EXERCISE DESCRIPTION: Please transcribe the data below exactly. Leave the pictures out.
┌─ INFORMATION SUPPLIED
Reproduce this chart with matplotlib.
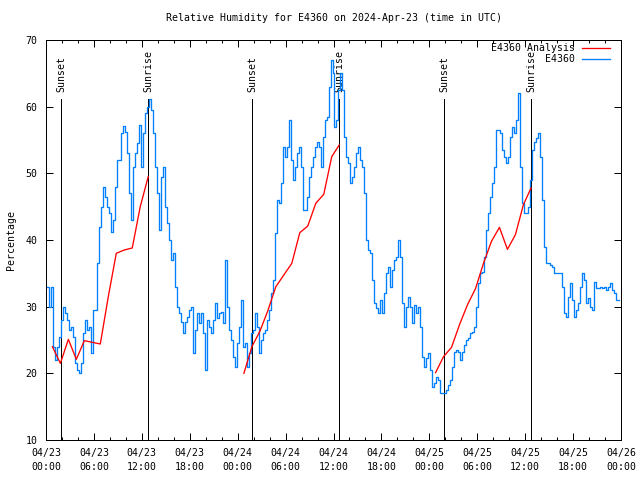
import numpy as np
import matplotlib
matplotlib.use('Agg')
import matplotlib.pyplot as plt
from matplotlib.ticker import MultipleLocator

plt.rcParams['font.family'] = ['DejaVu Sans Mono']
FS = 7.1

# ---- data ----
step_hours = 0.25  # observation interval (hours since 04/23 00:00 UTC)
obs_values = [
    33, 33, 30, 33, 24, 22, 24, 25.5, 28, 30,
    29, 28, 26.5, 27, 25.5, 21.5, 20.5, 20.1, 21.5, 26,
    28, 26.5, 27, 23, 29.5, 29.5, 36.5, 42, 45, 48,
    46.5, 45, 44, 41.25, 43, 48, 52, 52, 56, 57.1,
    56.25, 53, 47, 43, 51, 53, 54.5, 57.25, 51, 56,
    59, 60, 61.1, 59.5, 56, 51, 47, 41.5, 49.5, 51,
    45, 42.5, 40, 37, 38, 33, 30, 29, 27.75, 26,
    27.75, 28.5, 29.5, 30, 23, 26.5, 29, 27.5, 29, 26,
    20.5, 28, 27, 26, 28, 30.5, 28.25, 29, 29.25, 27.5,
    37, 30, 26.5, 25, 22.5, 21, 24.5, 27, 31, 24,
    24.5, 21, 23, 26, 26.5, 29, 27, 23, 25, 26,
    26.5, 28, 29.5, 32, 34, 41, 46, 45.5, 48.5, 54,
    52.5, 54, 58, 52, 49, 51, 53, 54, 51, 44.5,
    44.5, 46.5, 49.5, 51, 52.5, 54, 54.75, 54, 51, 55.5,
    58, 58.5, 63, 67, 65, 57, 58, 62.5, 65, 62.5,
    55.5, 52.5, 51.5, 48.5, 49.5, 51, 53, 54, 52, 51,
    47, 40, 38.5, 38, 34, 30.5, 29.75, 29, 31, 29,
    32, 35, 36, 33, 35.5, 37, 37.5, 40, 37.5, 30.5,
    27, 30, 31.5, 30, 27.5, 30.25, 29, 30, 27, 22.5,
    21, 22.25, 23, 20.5, 18, 18.5, 19.5, 19, 17, 17,
    17, 17.5, 18.25, 19, 21, 23.25, 23.5, 23.25, 22, 23.25,
    24.25, 25, 25.25, 26, 26.25, 27, 30, 33.5, 35, 35.25,
    37.5, 41.5, 44, 46.5, 48.5, 51, 56.5, 56.5, 56, 53.5,
    52.5, 51.5, 52.5, 55.5, 57, 56, 58, 62, 51, 45.5,
    44, 44, 45, 49, 53.5, 54.75, 55.25, 56, 52.5, 46,
    39, 36.5, 36.5, 36.25, 36, 35, 35, 35, 35, 33,
    29, 28.5, 31.5, 33.5, 31, 28.5, 29.5, 30.5, 33, 35,
    34, 30.5, 31.25, 30, 29.5, 33.75, 32.75, 32.75, 33, 32.75,
    33, 32.5, 33, 33.5, 32.5, 32, 31, 31,
]
obs_hours = np.arange(len(obs_values)) * step_hours

analysis_night1_hours = [0.8, 1.8, 2.8, 3.8, 4.8, 5.8, 6.8, 7.8, 8.8, 9.8, 10.8, 11.8, 12.8]
analysis_night1_values = [24.0, 21.5, 25.1, 22.1, 24.9, 24.65, 24.4, 31.5, 38.0, 38.5, 38.8, 45.0, 49.5]
analysis_night2_hours = [24.78, 25.78, 26.78, 27.78, 28.78, 29.78, 30.78, 31.78, 32.78, 33.78, 34.78, 35.78, 36.72]
analysis_night2_values = [20.0, 24.0, 26.3, 29.4, 33.0, 34.75, 36.5, 41.1, 42.1, 45.5, 46.85, 52.5, 54.25]
analysis_night3_hours = [48.78, 49.78, 50.78, 51.78, 52.78, 53.78, 54.78, 55.78, 56.78, 57.78, 58.78, 59.78, 60.74]
analysis_night3_values = [20.1, 22.5, 23.9, 27.3, 30.3, 32.7, 36.5, 39.8, 41.9, 38.6, 40.8, 45.3, 47.8]

sunset_hours = [1.92, 25.83, 49.85]
sunrise_hours = [12.80, 36.72, 60.74]

tick_hours = list(range(0, 73, 6))
tick_labels = ['04/23\n00:00', '04/23\n06:00', '04/23\n12:00', '04/23\n18:00',
               '04/24\n00:00', '04/24\n06:00', '04/24\n12:00', '04/24\n18:00',
               '04/25\n00:00', '04/25\n06:00', '04/25\n12:00', '04/25\n18:00',
               '04/26\n00:00']
y_ticks = [10, 20, 30, 40, 50, 60, 70]

# ---- figure ----
fig = plt.figure(figsize=(6.4, 4.8), dpi=100)
ax = fig.add_axes([46/640, 40/480, 575/640, 400/480])

LW = 0.72
DLW = 0.95

# sun event lines
for h in sunset_hours:
    ax.vlines(h, 10, 61.1, color='black', lw=LW, zorder=1, antialiased=False)
    ax.text(h, 62.2, 'Sunset', rotation=90, ha='center', va='bottom', fontsize=FS, zorder=1)
for h in sunrise_hours:
    ax.vlines(h, 10, 61.1, color='black', lw=LW, zorder=1, antialiased=False)
    ax.text(h, 62.2, 'Sunrise', rotation=90, ha='center', va='bottom', fontsize=FS, zorder=1)

an_h = analysis_night1_hours + [np.nan] + analysis_night2_hours + [np.nan] + analysis_night3_hours
an_v = analysis_night1_values + [np.nan] + analysis_night2_values + [np.nan] + analysis_night3_values

ax.plot(an_h, an_v, color='#ff0000', lw=DLW, label='E4360 Analysis', zorder=3)
ax.plot(obs_hours, obs_values, color='#0080ff', lw=DLW, label='E4360', drawstyle='steps-mid',
        zorder=2)

ax.set_xlim(0, 72)
ax.set_ylim(10, 70)
ax.set_xticks(tick_hours)
ax.set_xticklabels(tick_labels, fontsize=FS, linespacing=1.45)
ax.xaxis.set_minor_locator(MultipleLocator(2))
ax.set_yticks(y_ticks)
ax.set_yticklabels([str(v) for v in y_ticks], fontsize=FS)
ax.tick_params(which='both', direction='in', top=True, right=True, width=LW)
ax.tick_params(which='major', length=5, pad=6)
ax.tick_params(which='minor', length=2.5)
for s in ax.spines.values():
    s.set_linewidth(LW)

ax.set_title('Relative Humidity for E4360 on 2024-Apr-23 (time in UTC)', fontsize=FS, pad=14)
ax.set_ylabel('Percentage', fontsize=FS)
ax.yaxis.set_label_coords(-0.052, 0.5)

leg = ax.legend(loc='upper right', bbox_to_anchor=(609.5/640, 1 - 43/480),
                bbox_transform=fig.transFigure, frameon=False, markerfirst=False,
                fontsize=FS, borderpad=0, borderaxespad=0, handlelength=2.75,
                handletextpad=0.75, labelspacing=0.15)

fig.savefig('out.png', dpi=100)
└─
RESULT FOR THIS TASK:
Reproduce this chart with matplotlib.
import numpy as np
import matplotlib
matplotlib.use('Agg')
import matplotlib.pyplot as plt
from matplotlib.ticker import MultipleLocator

plt.rcParams['font.family'] = ['DejaVu Sans Mono']
FS = 7.1

# ---- data ----
step_hours = 0.25  # observation interval (hours since 04/23 00:00 UTC)
obs_values = [
    33, 33, 30, 33, 24, 22, 24, 25.5, 28, 30,
    29, 28, 26.5, 27, 25.5, 21.5, 20.5, 20.1, 21.5, 26,
    28, 26.5, 27, 23, 29.5, 29.5, 36.5, 42, 45, 48,
    46.5, 45, 44, 41.25, 43, 48, 52, 52, 56, 57.1,
    56.25, 53, 47, 43, 51, 53, 54.5, 57.25, 51, 56,
    59, 60, 61.1, 59.5, 56, 51, 47, 41.5, 49.5, 51,
    45, 42.5, 40, 37, 38, 33, 30, 29, 27.75, 26,
    27.75, 28.5, 29.5, 30, 23, 26.5, 29, 27.5, 29, 26,
    20.5, 28, 27, 26, 28, 30.5, 28.25, 29, 29.25, 27.5,
    37, 30, 26.5, 25, 22.5, 21, 24.5, 27, 31, 24,
    24.5, 21, 23, 26, 26.5, 29, 27, 23, 25, 26,
    26.5, 28, 29.5, 32, 34, 41, 46, 45.5, 48.5, 54,
    52.5, 54, 58, 52, 49, 51, 53, 54, 51, 44.5,
    44.5, 46.5, 49.5, 51, 52.5, 54, 54.75, 54, 51, 55.5,
    58, 58.5, 63, 67, 65, 57, 58, 62.5, 65, 62.5,
    55.5, 52.5, 51.5, 48.5, 49.5, 51, 53, 54, 52, 51,
    47, 40, 38.5, 38, 34, 30.5, 29.75, 29, 31, 29,
    32, 35, 36, 33, 35.5, 37, 37.5, 40, 37.5, 30.5,
    27, 30, 31.5, 30, 27.5, 30.25, 29, 30, 27, 22.5,
    21, 22.25, 23, 20.5, 18, 18.5, 19.5, 19, 17, 17,
    17, 17.5, 18.25, 19, 21, 23.25, 23.5, 23.25, 22, 23.25,
    24.25, 25, 25.25, 26, 26.25, 27, 30, 33.5, 35, 35.25,
    37.5, 41.5, 44, 46.5, 48.5, 51, 56.5, 56.5, 56, 53.5,
    52.5, 51.5, 52.5, 55.5, 57, 56, 58, 62, 51, 45.5,
    44, 44, 45, 49, 53.5, 54.75, 55.25, 56, 52.5, 46,
    39, 36.5, 36.5, 36.25, 36, 35, 35, 35, 35, 33,
    29, 28.5, 31.5, 33.5, 31, 28.5, 29.5, 30.5, 33, 35,
    34, 30.5, 31.25, 30, 29.5, 33.75, 32.75, 32.75, 33, 32.75,
    33, 32.5, 33, 33.5, 32.5, 32, 31, 31,
]
obs_hours = np.arange(len(obs_values)) * step_hours

analysis_night1_hours = [0.8, 1.8, 2.8, 3.8, 4.8, 5.8, 6.8, 7.8, 8.8, 9.8, 10.8, 11.8, 12.8]
analysis_night1_values = [24.0, 21.5, 25.1, 22.1, 24.9, 24.65, 24.4, 31.5, 38.0, 38.5, 38.8, 45.0, 49.5]
analysis_night2_hours = [24.78, 25.78, 26.78, 27.78, 28.78, 29.78, 30.78, 31.78, 32.78, 33.78, 34.78, 35.78, 36.72]
analysis_night2_values = [20.0, 24.0, 26.3, 29.4, 33.0, 34.75, 36.5, 41.1, 42.1, 45.5, 46.85, 52.5, 54.25]
analysis_night3_hours = [48.78, 49.78, 50.78, 51.78, 52.78, 53.78, 54.78, 55.78, 56.78, 57.78, 58.78, 59.78, 60.74]
analysis_night3_values = [20.1, 22.5, 23.9, 27.3, 30.3, 32.7, 36.5, 39.8, 41.9, 38.6, 40.8, 45.3, 47.8]

sunset_hours = [1.92, 25.83, 49.85]
sunrise_hours = [12.80, 36.72, 60.74]

tick_hours = list(range(0, 73, 6))
tick_labels = ['04/23\n00:00', '04/23\n06:00', '04/23\n12:00', '04/23\n18:00',
               '04/24\n00:00', '04/24\n06:00', '04/24\n12:00', '04/24\n18:00',
               '04/25\n00:00', '04/25\n06:00', '04/25\n12:00', '04/25\n18:00',
               '04/26\n00:00']
y_ticks = [10, 20, 30, 40, 50, 60, 70]

# ---- figure ----
fig = plt.figure(figsize=(6.4, 4.8), dpi=100)
ax = fig.add_axes([46/640, 40/480, 575/640, 400/480])

LW = 0.72
DLW = 0.95

# sun event lines
for h in sunset_hours:
    ax.vlines(h, 10, 61.1, color='black', lw=LW, zorder=1, antialiased=False)
    ax.text(h, 62.2, 'Sunset', rotation=90, ha='center', va='bottom', fontsize=FS, zorder=1)
for h in sunrise_hours:
    ax.vlines(h, 10, 61.1, color='black', lw=LW, zorder=1, antialiased=False)
    ax.text(h, 62.2, 'Sunrise', rotation=90, ha='center', va='bottom', fontsize=FS, zorder=1)

an_h = analysis_night1_hours + [np.nan] + analysis_night2_hours + [np.nan] + analysis_night3_hours
an_v = analysis_night1_values + [np.nan] + analysis_night2_values + [np.nan] + analysis_night3_values

ax.plot(an_h, an_v, color='#ff0000', lw=DLW, label='E4360 Analysis', zorder=3)
ax.plot(obs_hours, obs_values, color='#0080ff', lw=DLW, label='E4360', drawstyle='steps-mid',
        zorder=2)

ax.set_xlim(0, 72)
ax.set_ylim(10, 70)
ax.set_xticks(tick_hours)
ax.set_xticklabels(tick_labels, fontsize=FS, linespacing=1.45)
ax.xaxis.set_minor_locator(MultipleLocator(2))
ax.set_yticks(y_ticks)
ax.set_yticklabels([str(v) for v in y_ticks], fontsize=FS)
ax.tick_params(which='both', direction='in', top=True, right=True, width=LW)
ax.tick_params(which='major', length=5, pad=6)
ax.tick_params(which='minor', length=2.5)
for s in ax.spines.values():
    s.set_linewidth(LW)

ax.set_title('Relative Humidity for E4360 on 2024-Apr-23 (time in UTC)', fontsize=FS, pad=14)
ax.set_ylabel('Percentage', fontsize=FS)
ax.yaxis.set_label_coords(-0.052, 0.5)

leg = ax.legend(loc='upper right', bbox_to_anchor=(609.5/640, 1 - 43/480),
                bbox_transform=fig.transFigure, frameon=False, markerfirst=False,
                fontsize=FS, borderpad=0, borderaxespad=0, handlelength=2.75,
                handletextpad=0.75, labelspacing=0.15)

fig.savefig('out.png', dpi=100)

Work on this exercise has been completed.